Drawing of Willson Plant, in Spray (now Eden) NC.This information is taken from the following publication
of the American Chemical Society, Division of the History of Chemistry and The Office of Communications:

A National Historic Chemical Landmark

Discovery of the Commercial Process for Making Calcium Carbide and Acetylene

On May 2, 1892, a chance discovery in the village of Spray (now Eden), North Carolina, proved to be a milestone in the history of the chemical industry. On that date, Thomas L. Willson, a struggling young Canadian inventor, accidentally discovered the process for making calcium carbide and acetylene in commercial quantities.

A plaque marking the designation was presented to Spray Cotton Mills, owner of the site in Eden, North Carolina, on May 2, 1998, 106 years to the day after the discovery of the process.

The inscription reads: "At this site on May 2, 1892, while searching for an economical process to make aluminum, Canadian inventor Thomas L. Willson (1860-1915) accidentally discovered the electric-arc process for preparing calcium carbide, which reacts with water to form acetylene. The first commercial calcium carbide plant, built by local entrepreneur James Turner Morehead (1840-1908), operated here between 1894 and 1896. From this beginning, calcium carbide and acetylene manufacturing spread around the world.
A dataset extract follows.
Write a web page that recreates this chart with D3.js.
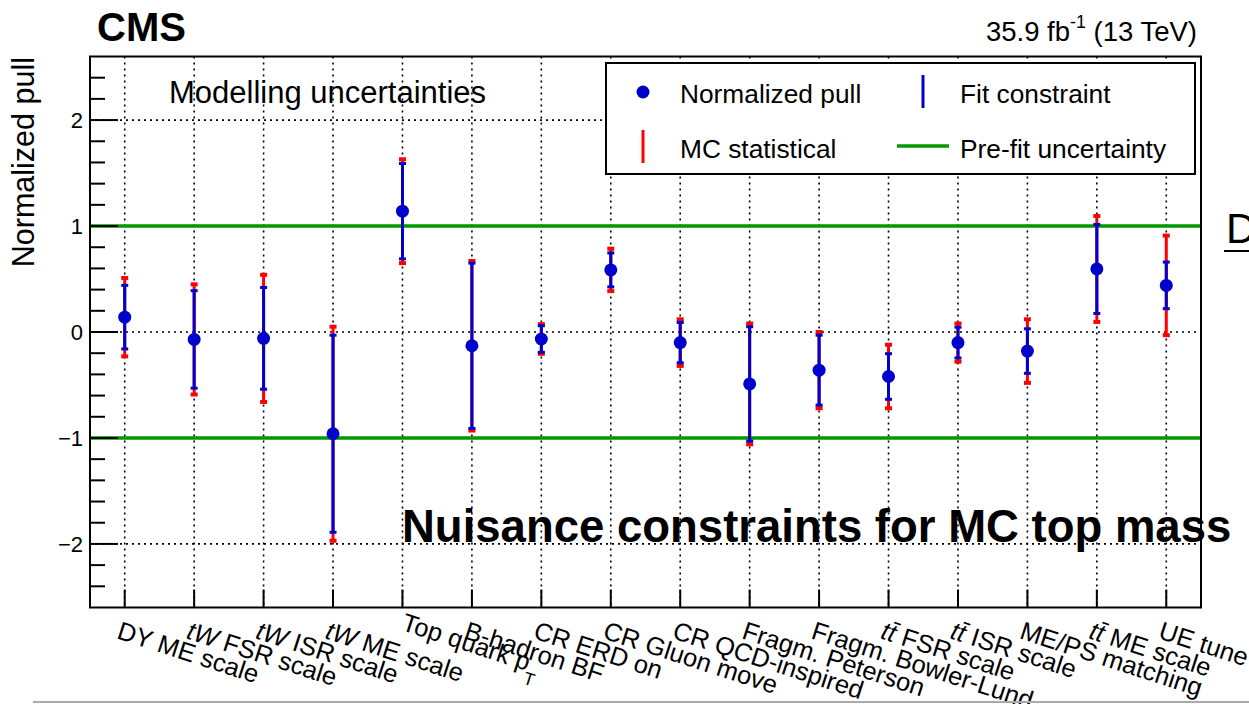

Acetylene, used first for lighting homes, railways, mines, and marine buoys and then for oxyacetylene welding, became one the foundations fo the synthetic organic chemicals industry."

The original one-acre site of the Willson Aluminum Company plant where the discovery was made is now partially covered by the Spray Cotton Mill, which was built in 1896 after the Willson plant burned. Nothing remains of the Willson plant except the waterwheel, which generated power for the cotton mill until the 1970s.

Out of the discoveries at Spray (now Eden), numerous companies sprang up around the world, the oldest and best known being Union Carbide Corporation, Originally Union Carbide Company.